Находясь в катастрофических обстоятельствах, возможно перед самым своим арестом, в то время, когда в ее дверь уже стучались стражи закона, готовые забрать ее в узилище смерти (о конкретных обстоятельствах нас заставляет лишь догадываться характер ее фантастическо-горячечного монолога), – она нашла возможность вспомнить и позаботиться о тех уликах, которые – при злобных мыслях о нем, при желании отомстить – могли легко “потянуть” за ней в то же узилище, в ту же смерть фактического соучастника ее преступления.

И это деяние в стихотворении Шиллера выглядит тем более весомо, что совершается при полном сознании героиней львиной доли его вины и на фоне тех проклятий, которыми она его осыпает, мучаясь при мысли, что он с нею наделал и что, поступи он с нею иначе, всего этого ужаса, ужасов могло бы не быть.

Таких слов-проклятий может быть сколько угодно, но решающий жест, их отменяющий, перечеркивающий, уже сделан – и его отменить уже ничто не в состоянии.

Таким образом, этот крошечный, незаметный, казалось бы – проходной, эпизод в стихотворении Шиллера: сожжение писем – имеет громадное значение в его нравственно-художественной концепции. И ведь этот именно эпизод – и изымается из шиллеровского стихотворения автором стихотворения 1799 года и делается основой его собственного произведения в целом!
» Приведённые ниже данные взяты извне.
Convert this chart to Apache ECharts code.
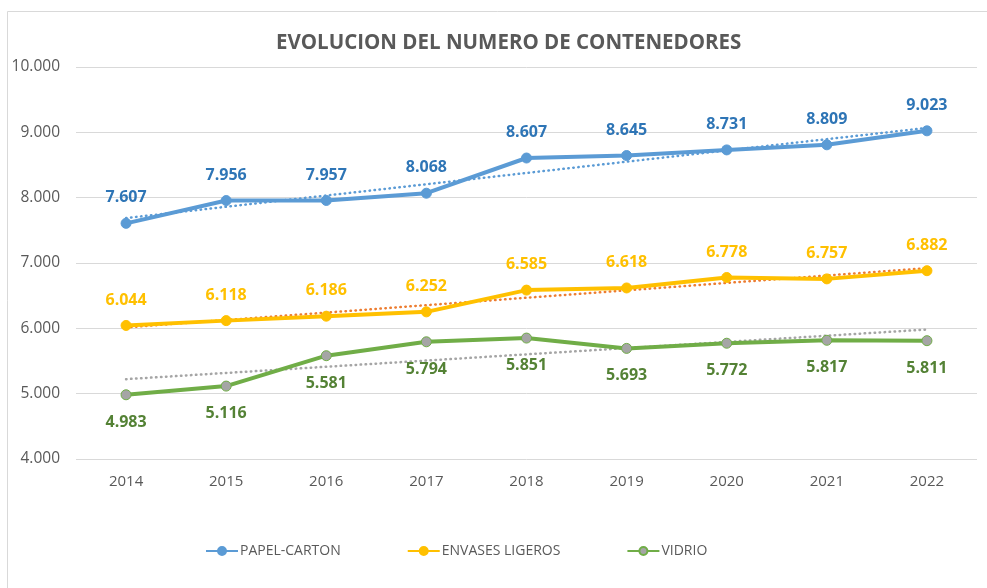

А это означает, что стихотворение “Письмо в огне” – коль скоро мы признаём его зависимость от стихотворения Шиллера “Детоубийца” – ориентировано по отношению к нему точь-в-точь с тех самых позиций, что и в шиллеровской полемике 1810-х годов: ориентировано на преодоление жесткости его натурализма, продиктовано преимущественным вниманием к тому, что оспаривает эту жесткость в стихотворении у самого Шиллера.

И это делает стихотворение 1799 года ранним проявлением той же самой полемики, которая развернется через полтора десятилетия. И это представляет эту полемику как закономерное отражение той же ориентации по отношению к творчеству Шиллера, которая проявилась в журнальном стихотворении 1799 года.

В стихотворении, которое можно рассматривать теперь как свидетельство о характере рецепции Шиллера членами Дружеского литературного общества; молодым В.А.Жуковским.